Given material>
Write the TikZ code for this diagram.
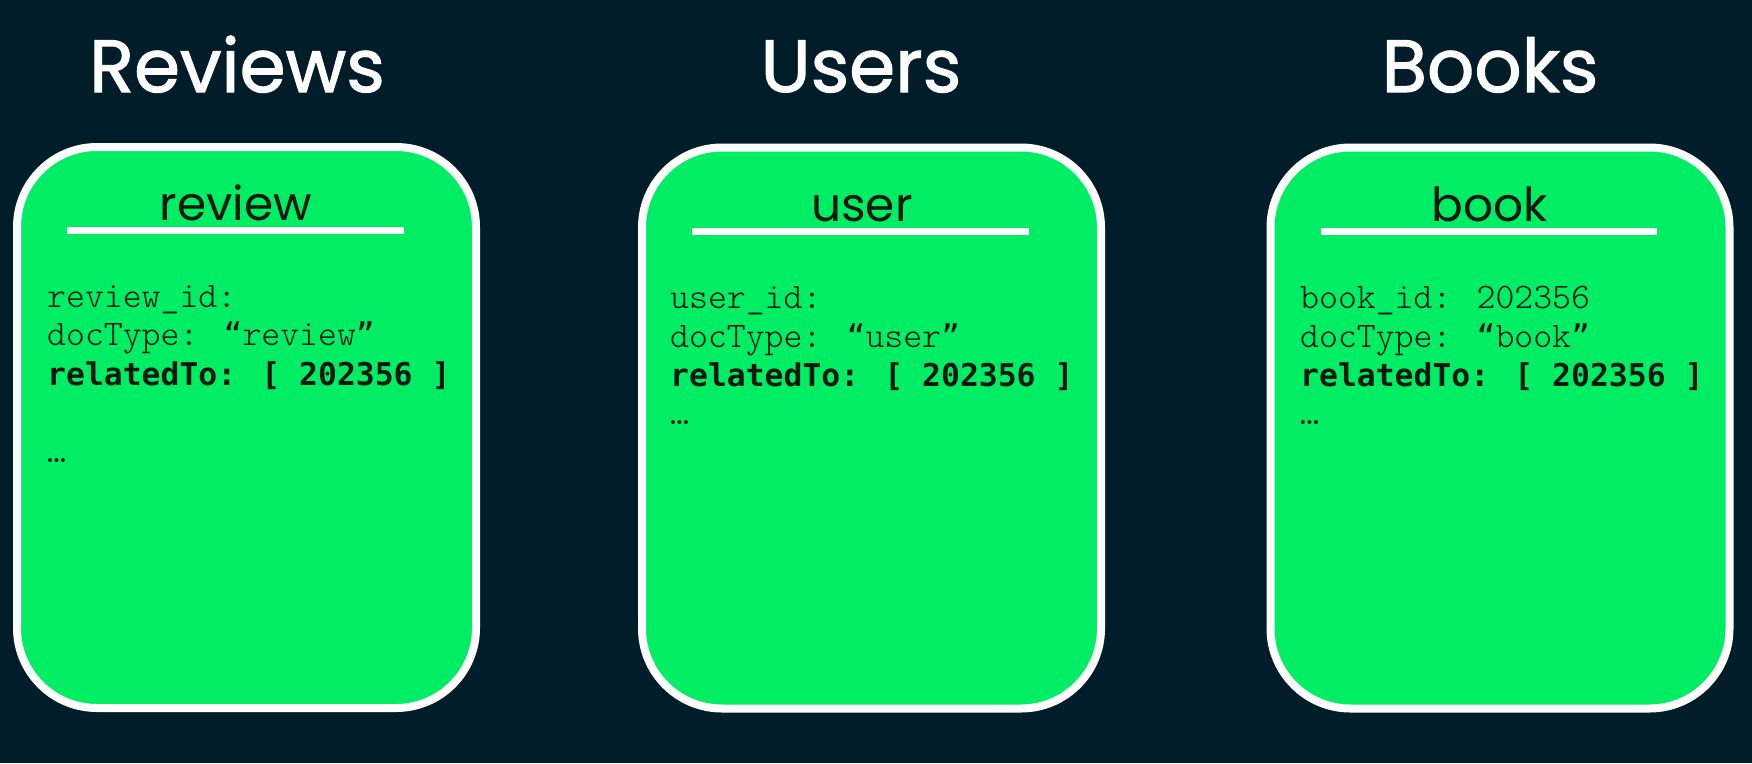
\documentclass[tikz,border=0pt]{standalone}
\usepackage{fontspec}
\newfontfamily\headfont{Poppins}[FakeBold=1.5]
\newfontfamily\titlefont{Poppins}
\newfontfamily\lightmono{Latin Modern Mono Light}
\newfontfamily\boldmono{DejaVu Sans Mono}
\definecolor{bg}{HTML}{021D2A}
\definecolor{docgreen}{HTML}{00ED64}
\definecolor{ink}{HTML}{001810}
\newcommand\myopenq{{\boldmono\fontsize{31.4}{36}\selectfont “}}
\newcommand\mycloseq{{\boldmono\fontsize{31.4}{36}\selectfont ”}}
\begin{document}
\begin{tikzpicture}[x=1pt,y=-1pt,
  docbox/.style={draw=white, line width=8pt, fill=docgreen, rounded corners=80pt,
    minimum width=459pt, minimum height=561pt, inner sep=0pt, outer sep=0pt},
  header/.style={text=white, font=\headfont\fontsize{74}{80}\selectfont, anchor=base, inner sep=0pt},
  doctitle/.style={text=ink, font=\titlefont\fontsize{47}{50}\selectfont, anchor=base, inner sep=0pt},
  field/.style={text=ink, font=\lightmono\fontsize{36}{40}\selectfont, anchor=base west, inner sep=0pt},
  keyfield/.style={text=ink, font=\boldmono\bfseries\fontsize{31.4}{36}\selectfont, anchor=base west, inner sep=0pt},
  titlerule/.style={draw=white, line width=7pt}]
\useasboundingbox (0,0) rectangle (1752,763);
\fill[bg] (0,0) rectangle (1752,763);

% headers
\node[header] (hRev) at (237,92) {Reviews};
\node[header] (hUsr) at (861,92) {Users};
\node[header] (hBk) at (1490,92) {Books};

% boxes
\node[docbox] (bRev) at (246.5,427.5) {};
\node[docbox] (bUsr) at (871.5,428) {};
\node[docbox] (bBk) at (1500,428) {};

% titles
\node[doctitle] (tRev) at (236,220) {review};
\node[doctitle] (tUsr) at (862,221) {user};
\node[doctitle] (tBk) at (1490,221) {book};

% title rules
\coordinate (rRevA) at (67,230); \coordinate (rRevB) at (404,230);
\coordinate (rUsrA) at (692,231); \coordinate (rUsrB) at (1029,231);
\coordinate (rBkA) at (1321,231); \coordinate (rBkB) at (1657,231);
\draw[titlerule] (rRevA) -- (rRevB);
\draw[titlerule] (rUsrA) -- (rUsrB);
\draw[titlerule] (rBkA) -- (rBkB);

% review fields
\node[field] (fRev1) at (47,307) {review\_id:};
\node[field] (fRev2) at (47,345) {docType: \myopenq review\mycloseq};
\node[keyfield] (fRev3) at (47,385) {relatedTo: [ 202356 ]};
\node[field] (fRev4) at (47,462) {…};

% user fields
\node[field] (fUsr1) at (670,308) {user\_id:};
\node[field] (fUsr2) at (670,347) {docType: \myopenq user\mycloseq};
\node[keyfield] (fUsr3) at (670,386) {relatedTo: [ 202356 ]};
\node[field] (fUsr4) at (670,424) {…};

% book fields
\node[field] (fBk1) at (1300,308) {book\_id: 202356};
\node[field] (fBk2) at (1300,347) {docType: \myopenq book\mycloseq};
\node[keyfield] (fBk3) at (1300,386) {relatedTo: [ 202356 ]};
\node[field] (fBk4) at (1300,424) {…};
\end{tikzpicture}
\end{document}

Objective> Transcribe the listing in full. Omit the pictures and keep every line exact.

Written response>
Write the TikZ code for this diagram.
\documentclass[tikz,border=0pt]{standalone}
\usepackage{fontspec}
\newfontfamily\headfont{Poppins}[FakeBold=1.5]
\newfontfamily\titlefont{Poppins}
\newfontfamily\lightmono{Latin Modern Mono Light}
\newfontfamily\boldmono{DejaVu Sans Mono}
\definecolor{bg}{HTML}{021D2A}
\definecolor{docgreen}{HTML}{00ED64}
\definecolor{ink}{HTML}{001810}
\newcommand\myopenq{{\boldmono\fontsize{31.4}{36}\selectfont “}}
\newcommand\mycloseq{{\boldmono\fontsize{31.4}{36}\selectfont ”}}
\begin{document}
\begin{tikzpicture}[x=1pt,y=-1pt,
  docbox/.style={draw=white, line width=8pt, fill=docgreen, rounded corners=80pt,
    minimum width=459pt, minimum height=561pt, inner sep=0pt, outer sep=0pt},
  header/.style={text=white, font=\headfont\fontsize{74}{80}\selectfont, anchor=base, inner sep=0pt},
  doctitle/.style={text=ink, font=\titlefont\fontsize{47}{50}\selectfont, anchor=base, inner sep=0pt},
  field/.style={text=ink, font=\lightmono\fontsize{36}{40}\selectfont, anchor=base west, inner sep=0pt},
  keyfield/.style={text=ink, font=\boldmono\bfseries\fontsize{31.4}{36}\selectfont, anchor=base west, inner sep=0pt},
  titlerule/.style={draw=white, line width=7pt}]
\useasboundingbox (0,0) rectangle (1752,763);
\fill[bg] (0,0) rectangle (1752,763);

% headers
\node[header] (hRev) at (237,92) {Reviews};
\node[header] (hUsr) at (861,92) {Users};
\node[header] (hBk) at (1490,92) {Books};

% boxes
\node[docbox] (bRev) at (246.5,427.5) {};
\node[docbox] (bUsr) at (871.5,428) {};
\node[docbox] (bBk) at (1500,428) {};

% titles
\node[doctitle] (tRev) at (236,220) {review};
\node[doctitle] (tUsr) at (862,221) {user};
\node[doctitle] (tBk) at (1490,221) {book};

% title rules
\coordinate (rRevA) at (67,230); \coordinate (rRevB) at (404,230);
\coordinate (rUsrA) at (692,231); \coordinate (rUsrB) at (1029,231);
\coordinate (rBkA) at (1321,231); \coordinate (rBkB) at (1657,231);
\draw[titlerule] (rRevA) -- (rRevB);
\draw[titlerule] (rUsrA) -- (rUsrB);
\draw[titlerule] (rBkA) -- (rBkB);

% review fields
\node[field] (fRev1) at (47,307) {review\_id:};
\node[field] (fRev2) at (47,345) {docType: \myopenq review\mycloseq};
\node[keyfield] (fRev3) at (47,385) {relatedTo: [ 202356 ]};
\node[field] (fRev4) at (47,462) {…};

% user fields
\node[field] (fUsr1) at (670,308) {user\_id:};
\node[field] (fUsr2) at (670,347) {docType: \myopenq user\mycloseq};
\node[keyfield] (fUsr3) at (670,386) {relatedTo: [ 202356 ]};
\node[field] (fUsr4) at (670,424) {…};

% book fields
\node[field] (fBk1) at (1300,308) {book\_id: 202356};
\node[field] (fBk2) at (1300,347) {docType: \myopenq book\mycloseq};
\node[keyfield] (fBk3) at (1300,386) {relatedTo: [ 202356 ]};
\node[field] (fBk4) at (1300,424) {…};
\end{tikzpicture}
\end{document}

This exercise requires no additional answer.